Here is a little experiment I wish to perform. First the hypothesis: The robots that search the web for items of commercial interest—the only reason robots search the web in the first place—are extremely fond of cats because some people are extremely fond of cats and willing to spend money on cats.  Indeed, the robots   have no real sympathy for cats or, more bluntly, couldn’t care less about cats. What robots are interested in is money. The experiment: Now let us suppose a blogger such as myself, interested in promoting his or her book (Dear Babalu: Letters to an Advice Columnist), posts a few insipid sentences containing the word cat in them. Do you suppose those tireless, nosey robots will be intrigued? Will they visit my website? That is the question. So let me tell you about my cat Findus. (I can’t believe I’m going to do this.)

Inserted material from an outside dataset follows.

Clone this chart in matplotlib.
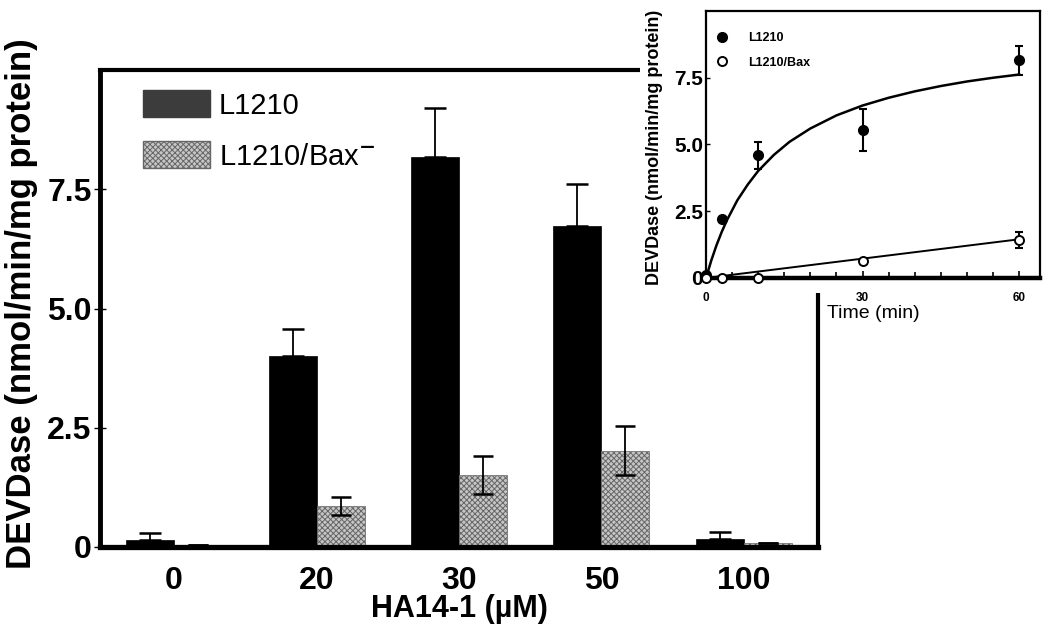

Handsome cat Findus has subtle waves of grey and black fur. When I sit at the piano to begin practice, he jumps onto the bench next to me, pushes his head under my arm, and forces me to pet him. As my playing is far from melodious, I don’t blame him. He is, after all, a cat.  Got that?  Findus is a cat.  Yes, that’s what I said, a cat. C   A   T. Yep, heard me right. A cat. Not a dog. Not a frog. Not a pumpkin. Not a deodorant spray. Not a tube of glue or a guitar pick, or a Western Red Cedar, or  a blue flame, or an inhabitant of the planet Sathatha, or a speech therapist (get the connection?), but a cat.  Hear that, robot? Findus is a cat. A cat and that’s that. But just for the heck of it, let me say that if there were more than one of him, then he’d be cats, lots and lots of cats.  Okay, I await your visits, robots.